You' ve gotta get the good dye, not the cheap stuff from wal-mart. I tried dying a dress black and it turned a nasty grey-blue....


----------



## Ghost of Spookie (Sep 28, 2008)

Unless your sheets are a pale ivory or something like that I think it would be a waste of your time to try bleaching all the color out of the sheets you have. To bleach it that much you'd probably deteriorate the fabric to the point of falling a part. I'd donate them in good condition and buy some from Goodwill or some other resale shop as someone mentioned. Funny how at one time there were only white sheets out there, now white is hardly ever seen.


----------



## Frankie's Girl (Aug 27, 2007)

Ditto what Ghost of Spookie said. 

Goodwill or just about any thrift store will have a huge selection of white sheets.
I got all of mine from there.

I also have in a pinch used lightweight quilts that have white backsides, just put them on the couch so the patchwork side wasn't seen and you can't see the stitching in low light.


----------



## netsirk (Oct 6, 2004)

Samhain.Voodoo said:


> You' ve gotta get the good dye, not the cheap stuff from wal-mart. I tried dying a dress black and it turned a nasty grey-blue....

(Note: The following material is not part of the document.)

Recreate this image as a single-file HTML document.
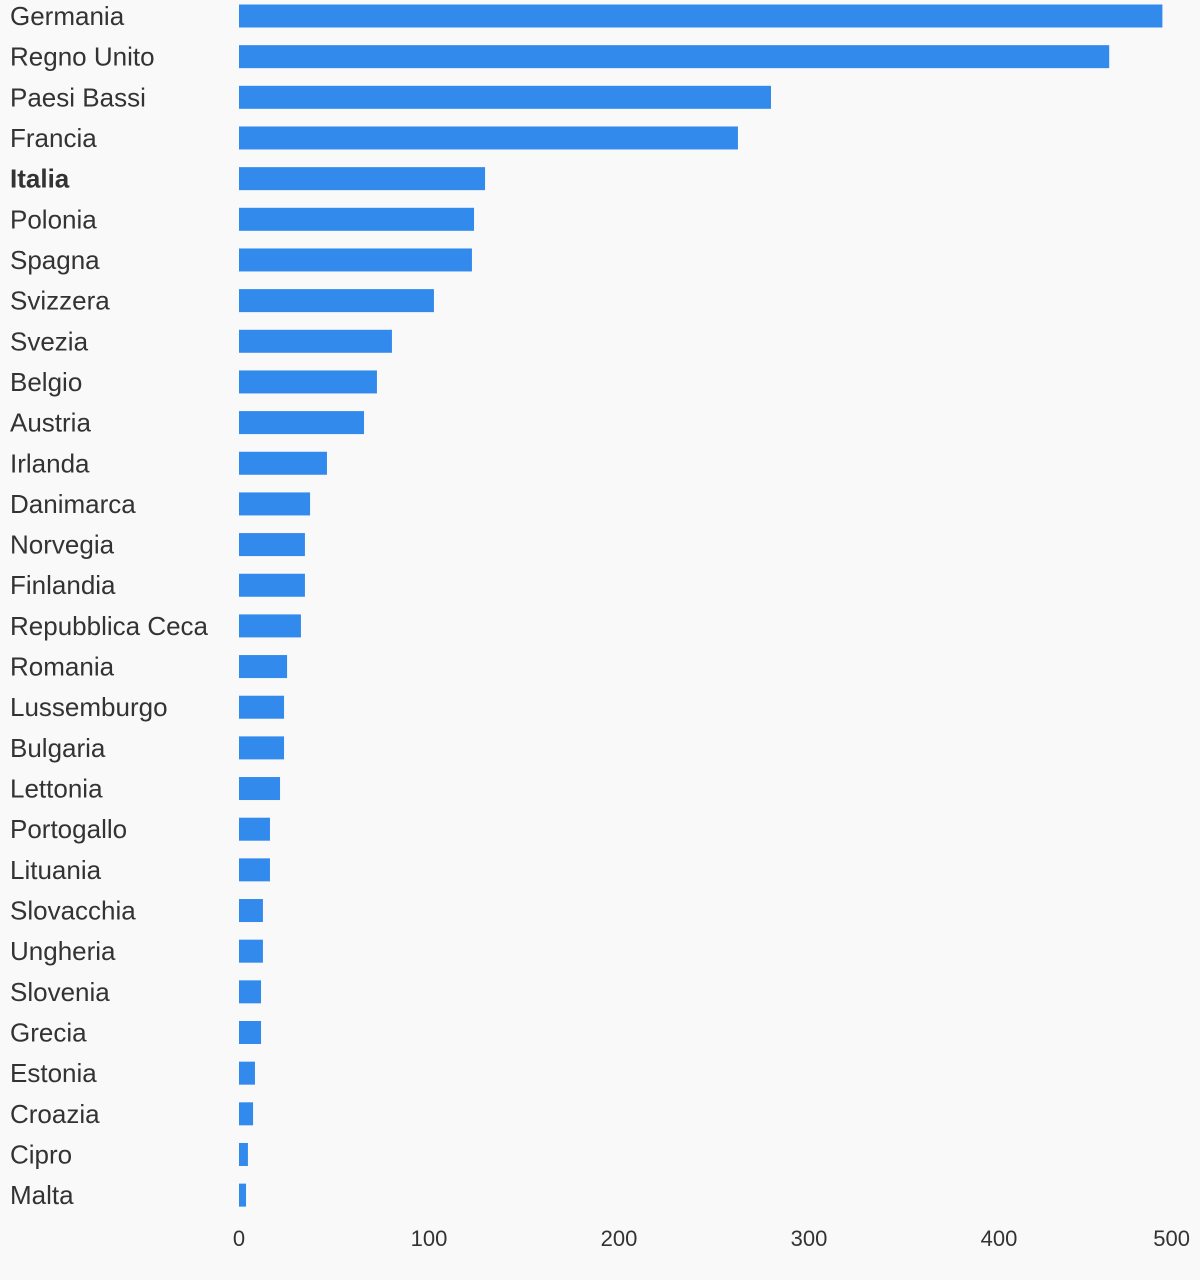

Very true...I actually wanted grey sheets to drape over my furniture, so I bought the white sheets at the thrift store and used the black RITZ dye. Got my grey, but you have to be careful to get the same type of sheets because the dye will take differently to different thread counts. So I had more mismatched greys than I had wanted.


----------



## yummum29 (Oct 22, 2008)

I'm sure you know this already but just a reminder that if you decide to dye them with a dye, make sure to wash them a bunch of times, or soak them in vinegar. A spilled drink or constant rubbing could make the dye transfer to your furniture. I know this from first hand experience


----------



## tntkain (Sep 22, 2009)

we dye clothing, so I will try and help with my knowledge. As someone else posted, bleaching the fabric comes out un-even and the base color is rarely white. If you do use bleach you must soak the sheets in vinegar immediately afterwards or the bleach eats holes in the fabric. You can't dye something white. There is no such dye color. If anyone is looking for dye, do not wste your money on what they have at the store. At DharmaTrading.com the have great color removers and their procrion dyes work great to dye any kinds of natural fabric


----------



## 13ghosts (Aug 16, 2008)

You could try RIT color remover if you can't find cheap white sheets


----------